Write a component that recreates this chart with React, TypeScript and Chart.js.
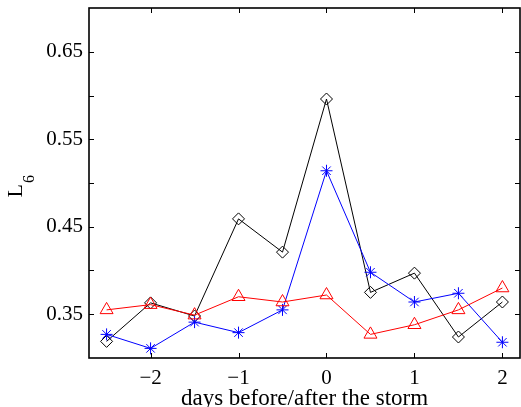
import React, { useEffect, useRef } from "react";
import { Chart, registerables } from "chart.js";

Chart.register(...registerables);

const xValues = [-2.5, -2, -1.5, -1, -0.5, 0, 0.5, 1, 1.5, 2];
const blackDiamond = [0.319, 0.363, 0.348, 0.459, 0.421, 0.596, 0.375, 0.397, 0.324, 0.364];
const blueStar = [0.327, 0.311, 0.341, 0.329, 0.355, 0.514, 0.398, 0.364, 0.374, 0.318];
const redTriangle = [0.355, 0.361, 0.349, 0.37, 0.364, 0.372, 0.327, 0.338, 0.355, 0.38];

const xTicks = [-2, -1, 0, 1, 2];
const xTickLabels = ["\u22122", "\u22121", "0", "1", "2"];
const yTicks = [0.35, 0.4, 0.45, 0.5, 0.55, 0.6, 0.65];
const yTickLabels = ["0.35", "", "0.45", "", "0.55", "", "0.65"];
const xTitle = "days before/after the storm";
const yTitleMain = "L";
const yTitleSub = "6";

const FONT = "'Liberation Serif', 'Times New Roman', serif";

const boxPlugin = {
  id: "boxTicks",
  afterDatasetsDraw(chart: any) {
    const { ctx, chartArea } = chart;
    const { left, right, top, bottom } = chartArea;
    const xs = chart.scales.x;
    const ys = chart.scales.y;
    ctx.save();
    ctx.strokeStyle = "#000";
    ctx.lineWidth = 1;
    const tl = 5;
    ctx.beginPath();
    xTicks.forEach((v) => {
      const px = Math.round(xs.getPixelForValue(v)) + 0.5;
      ctx.moveTo(px, bottom);
      ctx.lineTo(px, bottom - tl);
      ctx.moveTo(px, top);
      ctx.lineTo(px, top + tl);
    });
    yTicks.forEach((v) => {
      const py = Math.round(ys.getPixelForValue(v)) + 0.5;
      ctx.moveTo(left, py);
      ctx.lineTo(left + tl, py);
      ctx.moveTo(right, py);
      ctx.lineTo(right - tl, py);
    });
    ctx.stroke();
    ctx.lineWidth = 1.6;
    ctx.strokeRect(left, top, right - left, bottom - top);
    ctx.fillStyle = "#000";
    // x title
    ctx.textBaseline = "alphabetic";
    ctx.textAlign = "center";
    ctx.font = `23px ${FONT}`;
    ctx.fillText(xTitle, (left + right) / 2, 405);
    // y title with subscript
    ctx.translate(21.5, 197.5);
    ctx.rotate(-Math.PI / 2);
    ctx.textAlign = "left";
    ctx.font = `22px ${FONT}`;
    const w = ctx.measureText(yTitleMain).width;
    ctx.fillText(yTitleMain, 0, 0);
    ctx.font = `16px ${FONT}`;
    ctx.fillText(yTitleSub, w + 1, 12);
    ctx.restore();
  },
};

export default function App() {
  const ref = useRef<HTMLCanvasElement | null>(null);
  useEffect(() => {
    if (!ref.current) return;
    const ds = (label: string, data: number[], color: string, style: string, radius: number) => ({
      label,
      data: xValues.map((x, i) => ({ x, y: data[i] })),
      borderColor: color,
      backgroundColor: color,
      borderWidth: 1,
      pointStyle: style,
      pointRadius: radius,
      pointBorderColor: color,
      pointBackgroundColor: "rgba(0,0,0,0)",
      pointBorderWidth: 1,
      tension: 0,
      fill: false,
      clip: false,
    });
    const chart = new Chart(ref.current, {
      type: "line",
      data: {
        datasets: [
          ds("red", redTriangle, "#ff0000", "triangle", 7.5),
          ds("blue", blueStar, "#0000ff", "star", 6),
          ds("black", blackDiamond, "#000000", "rectRot", 6),
        ],
      },
      options: {
        animation: false,
        responsive: false,
        events: [],
        layout: { autoPadding: false, padding: { top: 8, right: 1, left: 0, bottom: 0 } },
        plugins: { legend: { display: false }, tooltip: { enabled: false } },
        scales: {
          x: {
            type: "linear",
            min: -2.7,
            max: 2.2,
            afterBuildTicks: (s: any) => {
              s.ticks = xTicks.map((v) => ({ value: v }));
            },
            afterFit: (s: any) => {
              s.height = 49;
              s.paddingLeft = 0;
              s.paddingRight = 0;
            },
            grid: { display: false, drawTicks: false },
            border: { display: false },
            ticks: {
              padding: 8,
              color: "#000",
              font: { family: FONT, size: 21 },
              maxRotation: 0,
              autoSkip: false,
              callback: (v: any) => {
                const i = xTicks.indexOf(Number(v));
                return i >= 0 ? xTickLabels[i] : "";
              },
            },
          },
          y: {
            type: "linear",
            min: 0.3,
            max: 0.7,
            afterBuildTicks: (s: any) => {
              s.ticks = yTicks.map((v) => ({ value: v }));
            },
            afterFit: (s: any) => {
              s.width = 89;
              s.paddingTop = 0;
              s.paddingBottom = 0;
            },
            grid: { display: false, drawTicks: false },
            border: { display: false },
            ticks: {
              padding: 6,
              color: "#000",
              font: { family: FONT, size: 21 },
              autoSkip: false,
              callback: (v: any) => {
                const i = yTicks.findIndex((t) => Math.abs(t - Number(v)) < 1e-6);
                return i >= 0 ? yTickLabels[i] : "";
              },
            },
          },
        },
      },
      plugins: [boxPlugin],
    } as any);
    return () => chart.destroy();
  }, []);
  return (
    <div style={{ position: "absolute", left: 0, top: 0, width: 521, height: 407, background: "#fff" }}>
      <canvas ref={ref} width={521} height={407} />
    </div>
  );
}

◇ ◇ ◇

Given instruction ::
Write out an exact copy of the listing, first line through the line containing "Serif', 'Times New", with the pictures left out.

Exercise output ::
Write a component that recreates this chart with React, TypeScript and Chart.js.
import React, { useEffect, useRef } from "react";
import { Chart, registerables } from "chart.js";

Chart.register(...registerables);

const xValues = [-2.5, -2, -1.5, -1, -0.5, 0, 0.5, 1, 1.5, 2];
const blackDiamond = [0.319, 0.363, 0.348, 0.459, 0.421, 0.596, 0.375, 0.397, 0.324, 0.364];
const blueStar = [0.327, 0.311, 0.341, 0.329, 0.355, 0.514, 0.398, 0.364, 0.374, 0.318];
const redTriangle = [0.355, 0.361, 0.349, 0.37, 0.364, 0.372, 0.327, 0.338, 0.355, 0.38];

const xTicks = [-2, -1, 0, 1, 2];
const xTickLabels = ["\u22122", "\u22121", "0", "1", "2"];
const yTicks = [0.35, 0.4, 0.45, 0.5, 0.55, 0.6, 0.65];
const yTickLabels = ["0.35", "", "0.45", "", "0.55", "", "0.65"];
const xTitle = "days before/after the storm";
const yTitleMain = "L";
const yTitleSub = "6";

const FONT = "'Liberation Serif', 'Times New Roman', serif";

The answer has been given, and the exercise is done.